Dependency engine in the machine agent
Menno Smits
menno.smits at canonical.com
Wed Mar 2 20:50:25 UTC 2016
Hi everyone,
One of the pieces of the puzzle required for model migrations was to get
all the workers in the machine agent running under the new dependency
engine framework. It will allow us to cleanly shut down workers so that a
model to migrated can settle to a stable, "read-only" mode. This has been a
major focus for team Onyx and Will.
If you're not sure what the dependency engine is all about, a good place to
start is Will's excellent documentation in the source tree:
https://github.com/juju/juju/blob/master/worker/dependency/doc.go
The tl;dr is that the dependency engine provides a framework where workers
are wrapped in a "manifold" which describes the resources the worker
depends on, a function to start the worker and (optionally) a function
which makes resources available to other manifolds/workers. In the context
of the dependency engine framework, a "resource" is any value that is
exported by a manifold for use by other manifolds.
All the manifolds for an agent are registered with a dependency engine
which then starts, stops and restarts workers based on the availability of
their configured inputs (i.e. dependencies) and worker behaviour (i.e. when
they exit and the errors they exit with).
One nice property of the dependency engine framework is that it makes it
very clear what a worker depends on and how it starts. The machine agent
has become a complex hierarchy of runners and workers with sometimes
non-obvious interactions between them. When the machine agent was younger
and simpler the "nested runners" architecture was elegant and appropriate,
but as more demands have been put on the machine agent it's become almost
unmanageable. Fixing this wasn't the main driver for moving the machine
agent to the dependency engine framework but it's been a side benefit.
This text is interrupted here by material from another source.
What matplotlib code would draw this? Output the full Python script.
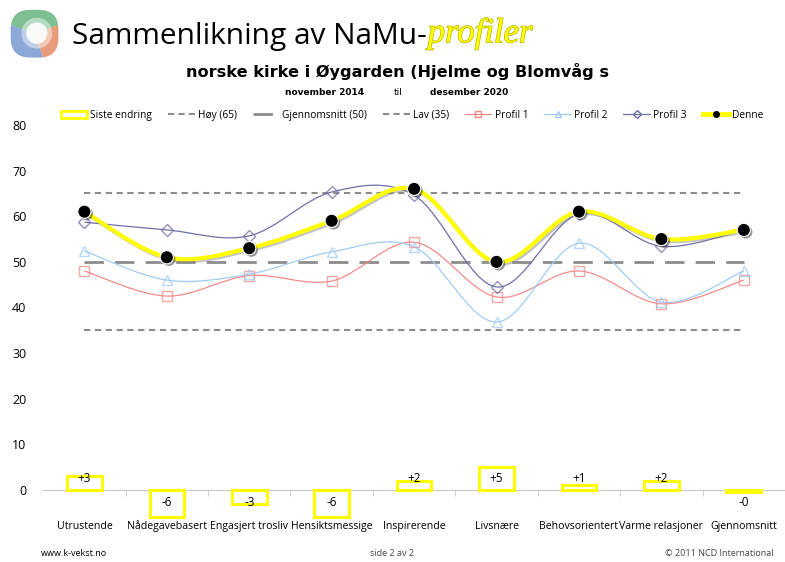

The machine agent dependency engine work has also meant that code to set up
and start specific workers has been moved out of the machine agent itself
to worker-specific packages, meaning everything to do with a worker is
located together, and the machine agent's implementation is becoming
clearer and more concise. Testing of workers and the agent has also become
more straightforward and more robust.
So where are things now? Before Onyx started doing this work on the machine
agent, the unit agent was already completely converted to use the
dependency engine for its workers - a unit agent runs far fewer workers so
it was a good place to start. Much of the conversion work for the machine
agent has already landed in master and there's several feature branches at
varying levels of completion that cover most of the remaining work.
Specifically the following areas have been converted:
- a manifold which manages the API connection
- most of the (many!) workers which depend on the API connection
- the base workers which manage a State instance (state servers only)
- some of the workers which depend on State
What does this mean for Juju developers? If you're adding a new worker to
the machine (or unit) agent you'll need to create a manifold for it and
integrate it with the agent's dependency engine. Similarly if you're making
changes to an existing worker, it's likely to have already been converted
so you'll need to understand how manifolds and the dependency engine work.
If you're not sure about something dependency engine related, please feel
free to ask Will, Jesse or me. There's an initial learning curve but it's
great once you get basic concepts straight. Aside from the docs (linked
above), there's also lots of examples to study. Any worker package you find
in the source with a manifold.go file has been converted.